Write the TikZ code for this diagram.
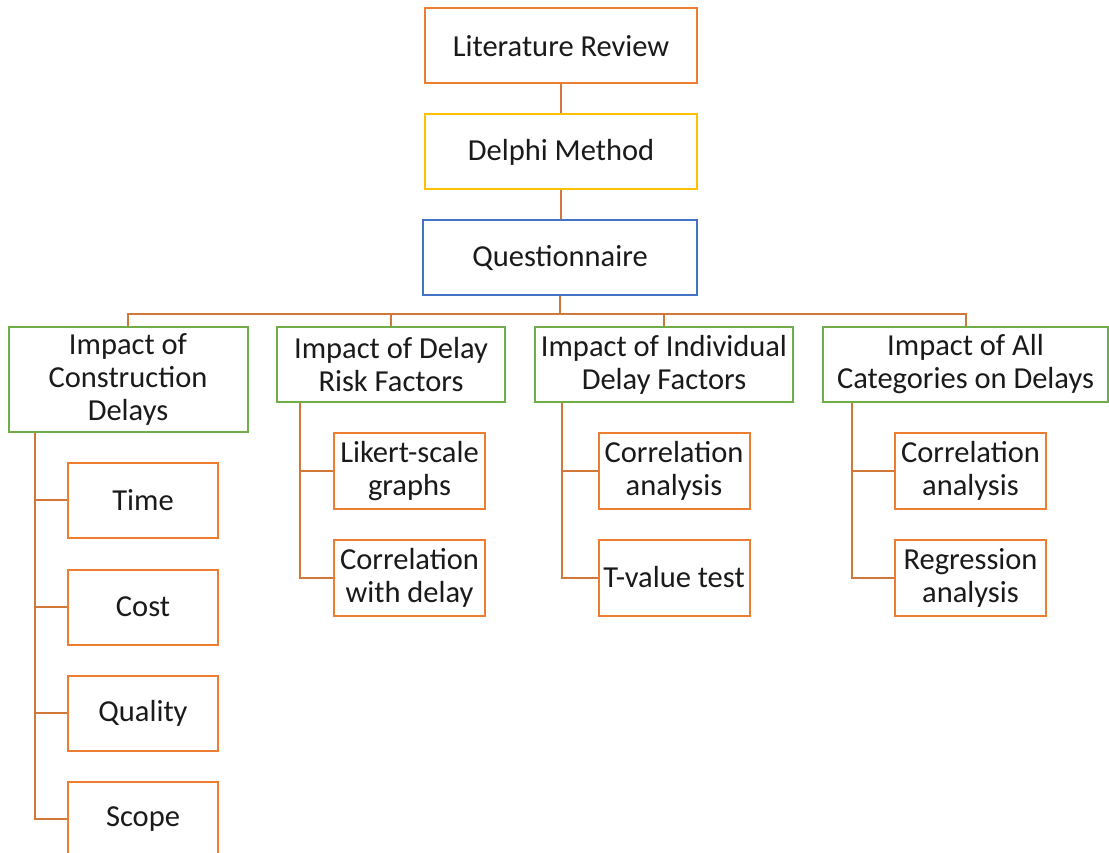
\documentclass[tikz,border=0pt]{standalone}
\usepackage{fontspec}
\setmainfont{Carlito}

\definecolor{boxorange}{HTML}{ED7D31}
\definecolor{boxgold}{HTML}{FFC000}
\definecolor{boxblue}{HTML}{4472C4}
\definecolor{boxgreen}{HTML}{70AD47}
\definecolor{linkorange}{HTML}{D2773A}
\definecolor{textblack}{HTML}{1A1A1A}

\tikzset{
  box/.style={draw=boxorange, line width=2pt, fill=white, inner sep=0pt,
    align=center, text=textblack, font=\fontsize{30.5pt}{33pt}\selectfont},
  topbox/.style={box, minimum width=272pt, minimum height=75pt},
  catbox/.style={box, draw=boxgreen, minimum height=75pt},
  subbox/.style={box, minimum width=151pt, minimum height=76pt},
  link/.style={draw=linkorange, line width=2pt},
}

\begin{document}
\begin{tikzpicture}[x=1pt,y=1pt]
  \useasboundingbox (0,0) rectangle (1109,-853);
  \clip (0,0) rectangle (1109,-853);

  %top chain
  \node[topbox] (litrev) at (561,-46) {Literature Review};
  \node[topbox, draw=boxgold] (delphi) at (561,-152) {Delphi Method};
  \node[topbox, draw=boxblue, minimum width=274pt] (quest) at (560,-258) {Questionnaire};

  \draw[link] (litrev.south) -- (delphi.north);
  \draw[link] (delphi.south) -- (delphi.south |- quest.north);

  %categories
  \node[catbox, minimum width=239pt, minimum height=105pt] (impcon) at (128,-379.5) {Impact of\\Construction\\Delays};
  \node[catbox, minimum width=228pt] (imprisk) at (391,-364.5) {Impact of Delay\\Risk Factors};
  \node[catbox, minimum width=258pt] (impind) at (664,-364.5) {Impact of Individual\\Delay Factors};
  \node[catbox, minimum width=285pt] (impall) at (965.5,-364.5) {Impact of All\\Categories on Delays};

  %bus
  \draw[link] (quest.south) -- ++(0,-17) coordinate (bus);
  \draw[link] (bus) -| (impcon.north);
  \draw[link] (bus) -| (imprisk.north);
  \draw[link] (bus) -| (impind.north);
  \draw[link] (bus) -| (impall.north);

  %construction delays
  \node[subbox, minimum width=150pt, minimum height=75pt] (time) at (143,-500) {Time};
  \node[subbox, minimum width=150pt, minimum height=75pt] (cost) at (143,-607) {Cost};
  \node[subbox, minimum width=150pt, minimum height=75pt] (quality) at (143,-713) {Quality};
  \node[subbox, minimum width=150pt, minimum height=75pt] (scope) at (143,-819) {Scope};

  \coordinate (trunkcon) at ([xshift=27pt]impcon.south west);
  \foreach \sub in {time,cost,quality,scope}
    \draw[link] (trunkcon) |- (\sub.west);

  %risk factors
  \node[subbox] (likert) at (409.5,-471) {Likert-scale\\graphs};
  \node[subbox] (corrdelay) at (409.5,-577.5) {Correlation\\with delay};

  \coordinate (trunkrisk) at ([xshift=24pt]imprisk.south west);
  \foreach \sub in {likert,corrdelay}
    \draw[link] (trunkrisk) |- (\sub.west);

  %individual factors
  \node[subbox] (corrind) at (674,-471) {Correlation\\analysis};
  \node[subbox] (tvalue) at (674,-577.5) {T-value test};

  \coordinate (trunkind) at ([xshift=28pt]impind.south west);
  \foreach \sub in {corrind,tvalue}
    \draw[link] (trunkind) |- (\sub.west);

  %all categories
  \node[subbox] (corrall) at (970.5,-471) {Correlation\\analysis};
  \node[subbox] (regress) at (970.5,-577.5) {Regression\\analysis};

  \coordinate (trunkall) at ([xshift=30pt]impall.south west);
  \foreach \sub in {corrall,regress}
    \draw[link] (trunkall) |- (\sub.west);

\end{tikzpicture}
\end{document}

+--

=== Objective ===
Repeat exactly and only the lines from the start of the data above through the line that holds "minimum width=285pt] (impall)", inclusive. Pictures do not belong in the copy.

=== The solution ===
Write the TikZ code for this diagram.
\documentclass[tikz,border=0pt]{standalone}
\usepackage{fontspec}
\setmainfont{Carlito}

\definecolor{boxorange}{HTML}{ED7D31}
\definecolor{boxgold}{HTML}{FFC000}
\definecolor{boxblue}{HTML}{4472C4}
\definecolor{boxgreen}{HTML}{70AD47}
\definecolor{linkorange}{HTML}{D2773A}
\definecolor{textblack}{HTML}{1A1A1A}

\tikzset{
  box/.style={draw=boxorange, line width=2pt, fill=white, inner sep=0pt,
    align=center, text=textblack, font=\fontsize{30.5pt}{33pt}\selectfont},
  topbox/.style={box, minimum width=272pt, minimum height=75pt},
  catbox/.style={box, draw=boxgreen, minimum height=75pt},
  subbox/.style={box, minimum width=151pt, minimum height=76pt},
  link/.style={draw=linkorange, line width=2pt},
}

\begin{document}
\begin{tikzpicture}[x=1pt,y=1pt]
  \useasboundingbox (0,0) rectangle (1109,-853);
  \clip (0,0) rectangle (1109,-853);

  %top chain
  \node[topbox] (litrev) at (561,-46) {Literature Review};
  \node[topbox, draw=boxgold] (delphi) at (561,-152) {Delphi Method};
  \node[topbox, draw=boxblue, minimum width=274pt] (quest) at (560,-258) {Questionnaire};

  \draw[link] (litrev.south) -- (delphi.north);
  \draw[link] (delphi.south) -- (delphi.south |- quest.north);

  %categories
  \node[catbox, minimum width=239pt, minimum height=105pt] (impcon) at (128,-379.5) {Impact of\\Construction\\Delays};
  \node[catbox, minimum width=228pt] (imprisk) at (391,-364.5) {Impact of Delay\\Risk Factors};
  \node[catbox, minimum width=258pt] (impind) at (664,-364.5) {Impact of Individual\\Delay Factors};
  \node[catbox, minimum width=285pt] (impall) at (965.5,-364.5) {Impact of All\\Categories on Delays};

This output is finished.